この作品は、かつてのバカンスで撮影されたビデオテープを、父親と同じ年になった娘のソフィが見返している構造となっている。すでに父は何らかの事情で亡くなっているようだ。映像のなかの彼は記憶のそれとは異なる表情を見せている。あるいは、11歳の子どもではなくなった娘は、今の自分と同じ年の父の心情を読み取れるようになったということかもしれない。

20歳の若さで父親になったカラムは、11歳の娘と兄妹に間違われるような若々しさを残しつつ、どこか拭い去りがたい疲れと影を全身に帯びている。仕事は上手く行っていない様子であり、予約した部屋も手違いでベッドが一つしかない。なにか心か体に問題を抱えているのではないかとすら思われる。子連れのバカンスにしては酒を飲み過ぎだ。それでも決して悪い親には見えない。他方、ソフィは少し大人びたところがあるけれど、基本的にはカラムにべったり体を預けるほどに子どもっぽいところも残っている。新しいことにも興味があるけれど、ひさしぶりの父親と一緒にいるのが何よりも楽しそうだ。

ところで、11歳と言えば小学校5年生か6年生、特に女の子ならばどことなく子どもではない雰囲気を纏い始める頃である。正直、そういう年頃の子どもと旅をするのは面倒だ。まったく無邪気にはしゃいでくれるわけでもないし(子どもだましが効かなくなってくる)、かといって、気だるくくつろぐ大人の楽しみを共有できるわけでもない(落ち着きなく何かしたい)。もちろん買い物や食事ではまだ一定の面倒を見なければならない。
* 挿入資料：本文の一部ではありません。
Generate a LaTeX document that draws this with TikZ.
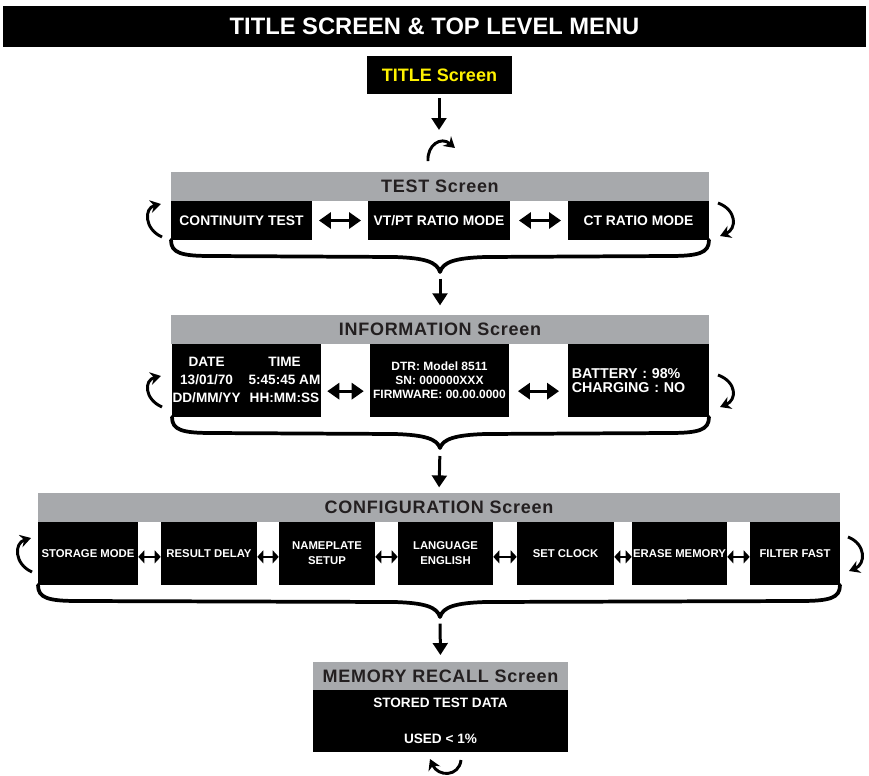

その点、カラムは決して悪くない親_旅の仲間であり、保護者でもある_と言えよう。

映画は、やや心許ない父親の足取りや思春期の女の子独特の危うさで見る者にささやかな緊張を与えながらも、劇的なことはほぼ何も起こらない。それでも心に揺さぶられた人が大勢いたのは何故だろう。かく言う私も同様、ただ言葉にならないとしか言いようのない気持ちになった。なんだか自分に近すぎて言葉にならない。

実は見てからしばらく経つのだが、言葉にならないまま(ならないがゆえに)頭の片隅にこの映画のことが残り続けているのでここに書き始めてみた。いよいよ考えた末に結局は凡庸な言葉しか思いつかなかったのだが、この映画に人々が見いだしたのは「愛」なのではないだろうか。それも、素朴な、根源的とも言える愛。古今よりさまざまに議論され、今も答えが出ていない人類の問題。あえて単純に、愛とは「その人が自分の前に存在しているのを望むこと」であるとしてみよう。ただそこにいるだけで良いと思える間柄。それは現実には奇跡に近い。愛は欲望や不安と見分けがつかないこともあるし、たとえ親子の間でも(親子だからこそ)そのような時間はわずかであろう。それゆえに、カラムとソフィが過ごしたあの時間にあったものは、親子のそれというより、それぞれ異なる類いの不完全な人間_カラムは人生に挫折した、ソフィはまだ成長途中の_二人の間にあったものと言うべきではないだろうか。